Par contre, en réfléchissant au Petit Chaperon Rouge, l’histoire est follement tragique. Donc, j’ai voulu la mettre en scène dans cette espèce de forêt que constitue le no man’s land de la ville globalisée d’aujourd’hui. Ce message s’adresse surtout aux adultes comme une sorte d’avertissement pour leur dire de faire attention aux conséquences pour les jeunes de ce foisonnement de publicités qui envahissent leur environnement et les poussent à se poser cette question : est-ce que c’est dans cette forêt-là que vous voulez faire se promener vos enfants ? D’ailleurs, quand on en parle au moment des dédicaces, parents et enfants sont conscients que c’est autrement plus dangereux aujourd’hui de traverser cette ville impersonnelle, qui est un morceau de toutes les villes du monde, que de traverser un bois pour aller retrouver sa grand-mère.
L’idée d’illustrer le Pinocchio est venue au moment du centenaire de sa parution. Au départ, je n’avais pas projeté d’illustrer Pinocchio, c’est plutôt une suggestion de mon éditeur. Alors je me suis penché sur les nombreuses adaptations illustrées et je me suis rendu compte qu’aucun ne l’avait inscrit dans des paysages toscans. Pour moi, c’était le déclic : il fallait que Pinocchio vive et se déplace dans la Toscane de l’époque. Mais, comme je suis très vieux, j’ai aussi connu la Toscane de 1900 !!!

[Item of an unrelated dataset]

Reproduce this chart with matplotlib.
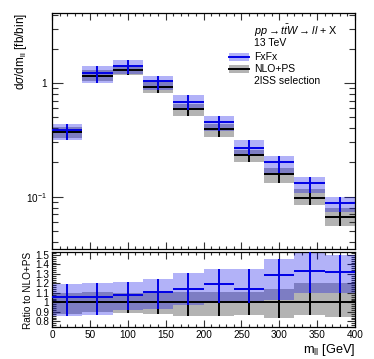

J’ai en fait utilisé Pinocchio comme Le Petit Chaperon Rouge ou encore Rose Blanche comme des guides pour visiter des lieux, des paysages ou des moments de l’histoire.
. Vous venez d’évoquer Rose Blanche. Cela va nous permettre de vous interroger sur ces albums qui traitent de l’histoire avec un grand H : L’étoile d’Erika, Rose Blanche … mais aussi dans une moindre mesure peut-être La maison. Rose Blanche c’est l’album qui vous a révélé au monde en 1985. Je me souviens de la Foire de Bologne cette année-là où on ne parlait que de ce livre. Qu’est-ce qui vous a poussé à raconter l’histoire de cette petite fille allemande qui fait la découverte des camps de concentration. Est-ce que c’est dans les missions d’un auteur de parler de l’histoire, d’informer les enfants et , en même temps, de leur apporter cet aspect artistique qui peut les rassurer ?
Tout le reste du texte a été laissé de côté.